Mass Action Replaces Litigation

Thus, after Brown v. Board of Education, the conventionl strategy of courtroom litigation began to shift towards "direct action"—primarily bus boycotts, sit-ins, freedom rides, and similar tactics, all of which relied on mass mobilization, nonviolent resistance, and civil disobedience—from 1955 to 1965. This was, in part, the unintended outcome of the local authorities' attempts to outlaw and harass the mainstream civil rights organizations throughout the Deep South. In 1956, the State of Alabama had effectively barred within its boundaries the operations of the NAACP, by requiring that organization to submit a list of its members, and then proscribing it from all activity when it failed to do so. While the United States Supreme Court ultimately reversed the prohibition, there was a period of a few years in the mid-1950s during which the NAACP was unable to operate. During that span, in June 1956, the Rev. Fred Shuttlesworth began the Alabama Christian Movemement for Human Rights (ACMHR) to act as a fill-in. (BCRI)
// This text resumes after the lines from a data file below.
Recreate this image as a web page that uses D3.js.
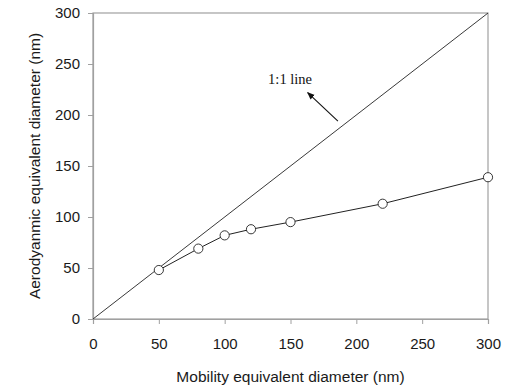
<!DOCTYPE html>
<html>
<head>
<meta charset="utf-8">
<script src="https://cdn.jsdelivr.net/npm/d3@7"></script>
<style>
  body { margin: 0; background: #fff; }
</style>
</head>
<body>
<div id="chart"></div>
<script>
const mobility = [50, 80, 100, 120, 150, 220, 300];
const aerodynamic = [48, 69, 82, 88, 95, 113, 139];
const xTicks = [0, 50, 100, 150, 200, 250, 300];
const yTicks = [0, 50, 100, 150, 200, 250, 300];
const oneToOne = [0, 300];

const W = 510, H = 387;
const margin = {left: 93, right: 22, top: 13, bottom: 68};

const svg = d3.select("#chart").append("svg")
    .attr("width", W)
    .attr("height", H);

const x = d3.scaleLinear().domain([0, 300]).range([margin.left, W - margin.right]);
const y = d3.scaleLinear().domain([0, 300]).range([H - margin.bottom, margin.top]);

// plot frame
svg.append("rect")
    .attr("x", x(0))
    .attr("y", y(300))
    .attr("width", x(300) - x(0))
    .attr("height", y(0) - y(300))
    .attr("fill", "none")
    .attr("stroke", "#a0a0a0")
    .attr("stroke-width", 1.2);

const xAxis = svg.append("g")
    .attr("transform", `translate(0,${y(0)})`)
    .call(d3.axisBottom(x).tickValues(xTicks).tickSize(5).tickPadding(14));

const yAxis = svg.append("g")
    .attr("transform", `translate(${x(0)},0)`)
    .call(d3.axisLeft(y).tickValues(yTicks).tickSize(5).tickPadding(8));

[xAxis, yAxis].forEach(g => {
    g.select(".domain").attr("stroke", "#a0a0a0").attr("stroke-width", 1.2);
    g.selectAll(".tick line").attr("stroke", "#a0a0a0");
    g.selectAll(".tick text")
        .attr("fill", "#1a1a1a")
        .attr("font-family", "Arial, 'Liberation Sans', sans-serif")
        .attr("font-size", "15px");
});

// 1:1 line
svg.append("line")
    .attr("x1", x(oneToOne[0]))
    .attr("y1", y(oneToOne[0]))
    .attr("x2", x(oneToOne[1]))
    .attr("y2", y(oneToOne[1]))
    .attr("stroke", "#222")
    .attr("stroke-width", 0.9);

// measured series
const line = d3.line()
    .x((d, i) => x(mobility[i]))
    .y(d => y(d));

svg.append("path")
    .datum(aerodynamic)
    .attr("fill", "none")
    .attr("stroke", "#222")
    .attr("stroke-width", 1)
    .attr("d", line);

svg.append("g")
    .selectAll("circle")
    .data(aerodynamic)
    .join("circle")
    .attr("cx", (d, i) => x(mobility[i]))
    .attr("cy", d => y(d))
    .attr("r", 4.6)
    .attr("fill", "#fff")
    .attr("stroke", "#222")
    .attr("stroke-width", 0.9);

// annotation
svg.append("defs").append("marker")
    .attr("id", "arrow")
    .attr("viewBox", "0 0 10 10")
    .attr("refX", 9)
    .attr("refY", 5)
    .attr("markerWidth", 7)
    .attr("markerHeight", 7)
    .attr("orient", "auto")
    .append("path")
    .attr("d", "M0,1 L10,5 L0,9 Z")
    .attr("fill", "#111");

svg.append("line")
    .attr("x1", x(186))
    .attr("y1", y(194))
    .attr("x2", x(163))
    .attr("y2", y(222))
    .attr("stroke", "#111")
    .attr("stroke-width", 1.1)
    .attr("marker-end", "url(#arrow)");

svg.append("text")
    .attr("x", x(133))
    .attr("y", y(230))
    .attr("font-family", "'Times New Roman', 'Liberation Serif', serif")
    .attr("font-size", "14.5px")
    .attr("fill", "#111")
    .text("1:1 line");

// axis titles
svg.append("text")
    .attr("x", (x(0) + x(300)) / 2)
    .attr("y", 382)
    .attr("text-anchor", "middle")
    .attr("font-family", "Arial, 'Liberation Sans', sans-serif")
    .attr("font-size", "15.5px")
    .attr("fill", "#1a1a1a")
    .text("Mobility equivalent diameter (nm)");

svg.append("text")
    .attr("transform", `translate(40,${(y(0) + y(300)) / 2}) rotate(-90)`)
    .attr("text-anchor", "middle")
    .attr("font-family", "Arial, 'Liberation Sans', sans-serif")
    .attr("font-size", "15.5px")
    .attr("fill", "#1a1a1a")
    .text("Aerodyanmic equivalent diameter (nm)");
</script>
</body>
</html>
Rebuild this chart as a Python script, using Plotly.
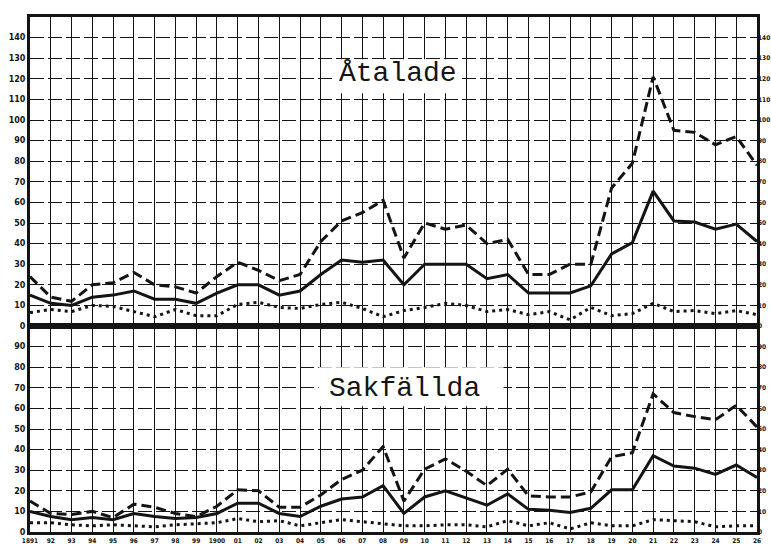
import plotly.graph_objects as go

years = list(range(1891, 1927))
year_labels = ["1891", "92", "93", "94", "95", "96", "97", "98", "99", "1900",
               "01", "02", "03", "04", "05", "06", "07", "08", "09", "10",
               "11", "12", "13", "14", "15", "16", "17", "18", "19", "20",
               "21", "22", "23", "24", "25", "26"]

# Åtalade (upper panel)
at_dash = [24, 14, 12, 20, 21, 26, 20, 19, 16, 24, 31, 27, 22, 25, 41, 51, 55, 61,
           33, 50, 47, 49, 40, 42, 25, 25, 30, 30, 67, 79, 121, 95, 94, 88, 92, 78]
at_solid = [15, 11, 10, 14, 15, 17, 13, 13, 11, 16, 20, 20, 15, 17, 25, 32, 31, 32,
            20, 30, 30, 30, 23, 25, 16, 16, 16, 19.5, 35, 40.5, 65.5, 51, 50.5, 47, 49.5, 41]
at_dot = [6.5, 8, 7, 10, 9.5, 7, 4.5, 8, 5, 5, 10.5, 11.5, 9, 8.5, 10.5, 11.5, 8.5, 4.5,
          7.5, 9, 11, 10, 7, 8, 5.5, 7, 3, 9, 5, 6, 11, 7, 7.5, 6, 7.5, 5.5]

# Sakfällda (lower panel)
sf_dash = [15, 9, 8.5, 10, 7, 13.5, 12, 9, 7.5, 12.5, 20.5, 20, 12, 12, 18, 25.5, 30, 41.5,
           15, 30.5, 35.5, 29.5, 22.5, 30.5, 17.5, 17, 17, 19.5, 36.5, 38.5, 67, 58, 56, 54.5, 61.5, 51]
sf_solid = [10, 7.5, 6, 7, 6, 9, 7.5, 6.5, 7, 9, 14, 14, 9, 7.5, 12.5, 16, 17, 22.5,
            9, 17, 20, 16.5, 13, 18.5, 11, 10.5, 9.5, 11.5, 20.5, 20.5, 37, 32, 31, 28, 32.5, 26.5]
sf_dot = [4.5, 4.5, 3.5, 3, 3.5, 3, 2.5, 3.5, 4, 4.5, 6.5, 5, 5.5, 3, 4.5, 6, 5, 4,
          3, 3, 3.5, 3.5, 2.5, 5.5, 3, 4.5, 1.5, 4.5, 3, 3, 6, 5.5, 5, 2.5, 3, 3]

upper_ticks = list(range(0, 150, 10))
lower_ticks = list(range(0, 100, 10))

INK = "#141414"
fig = go.Figure()

def add_set(dash, solid, dot, xa, ya):
    fig.add_trace(go.Scatter(x=years, y=dot, xaxis=xa, yaxis=ya, mode="lines",
                             line=dict(color=INK, width=3, dash="3px,4px"), hoverinfo="skip"))
    fig.add_trace(go.Scatter(x=years, y=solid, xaxis=xa, yaxis=ya, mode="lines",
                             line=dict(color=INK, width=3), hoverinfo="skip"))
    fig.add_trace(go.Scatter(x=years, y=dash, xaxis=xa, yaxis=ya, mode="lines",
                             line=dict(color=INK, width=3, dash="10px,5px"), hoverinfo="skip"))

add_set(sf_dash, sf_solid, sf_dot, "x", "y")
add_set(at_dash, at_solid, at_dot, "x2", "y2")
# invisible helpers so the right-hand axes are drawn
fig.add_trace(go.Scatter(x=years, y=sf_dot, xaxis="x", yaxis="y3", mode="lines",
                         line=dict(width=0), hoverinfo="skip", opacity=0))
fig.add_trace(go.Scatter(x=years, y=at_dot, xaxis="x2", yaxis="y4", mode="lines",
                         line=dict(width=0), hoverinfo="skip", opacity=0))

tickfont = dict(family="DejaVu Sans", size=8, color=INK, weight="bold")
rtickfont = dict(family="DejaVu Sans Condensed, DejaVu Sans", size=6.5, color=INK, weight="bold")
split = 100 / 250

common_x = dict(range=[1891, 1926], tickvals=years, showgrid=True, gridcolor=INK,
                gridwidth=1.4, showline=True, linecolor=INK, linewidth=3, mirror=True,
                zeroline=False, ticks="", tickangle=0, automargin=False)
common_y = dict(showgrid=True, gridcolor=INK, gridwidth=1.4, griddash="14px,4px",
                showline=True, linecolor=INK, linewidth=3, mirror=True, zeroline=False,
                ticks="", tickfont=tickfont, automargin=False)
right_y = dict(side="right", showgrid=False, zeroline=False, showline=False, ticks="",
               tickfont=rtickfont, automargin=False, ticklabelstandoff=0)

fig.update_layout(
    width=771, height=544,
    margin=dict(l=30, r=14, t=17, b=12),
    paper_bgcolor="white", plot_bgcolor="white",
    showlegend=False,
    xaxis=dict(common_x, anchor="y", domain=[0, 1], ticktext=year_labels,
               tickfont=dict(family="DejaVu Sans Condensed, DejaVu Sans", size=6.5,
                             color=INK, weight="bold")),
    xaxis2=dict(common_x, anchor="y2", domain=[0, 1], matches="x", showticklabels=False),
    yaxis=dict(common_y, domain=[0, split], range=[0, 100], tickvals=lower_ticks),
    yaxis2=dict(common_y, domain=[split, 1], range=[0, 150], tickvals=upper_ticks),
    yaxis3=dict(right_y, overlaying="y", anchor="x", range=[0, 100], tickvals=lower_ticks),
    yaxis4=dict(right_y, overlaying="y2", anchor="x2", range=[0, 150], tickvals=upper_ticks),
)

# white label boxes
fig.add_shape(type="rect", xref="x2", yref="y2", x0=1905.7, x1=1911.8, y0=113, y1=129.5,
              fillcolor="white", line=dict(width=0), layer="between")
fig.add_shape(type="rect", xref="x", yref="y", x0=1904.9, x1=1913.8, y0=61, y1=80,
              fillcolor="white", line=dict(width=0), layer="between")

title_font = dict(family="Liberation Mono", size=28, color=INK)
fig.add_annotation(x=1908.7, y=122.5, xref="x2", yref="y2", text="Åtalade",
                   showarrow=False, font=title_font)
fig.add_annotation(x=1909.05, y=69.5, xref="x", yref="y", text="Sakfällda",
                   showarrow=False, font=title_font)

fig.write_html("out.html", config={"displayModeBar": False},
               post_script="document.body.style.margin='0';document.body.style.overflow='hidden';")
Churches and other, local, grassroots entities likewise stepped in to fill the gap. They brought with them a much more energetic and broad-based style than the more legalistic approach of groups such as the NAACP.

Quite possibly the most important step forward took place in Montgomery, Alabama, where long-time NAACP activists Rosa Parks and Edgar Nixon prevailed on Dr. Martin Luther King, Jr. to lead the Montgomery Bus Boycott of 1955-1956. Activists and black church leaders in other communities, such as Baton Rouge, Louisiana, had used the boycott methodology relatively recently, although these efforts often withered away after a few days. In Montgomery, on the other hand, the Montgomery Improvement Association (MIA) was birthed to lead the boycott, and the MIA managed to keep the effort going for more tha a year, until a federal court-order required the city to desegregate its public buses. The triumph in Montgomery propelled Dr. King to nationally-known, luminary status and triggered subsequent bus boycotts, such as the highly successful Tallahassee, Florida boycott of 1956-1957.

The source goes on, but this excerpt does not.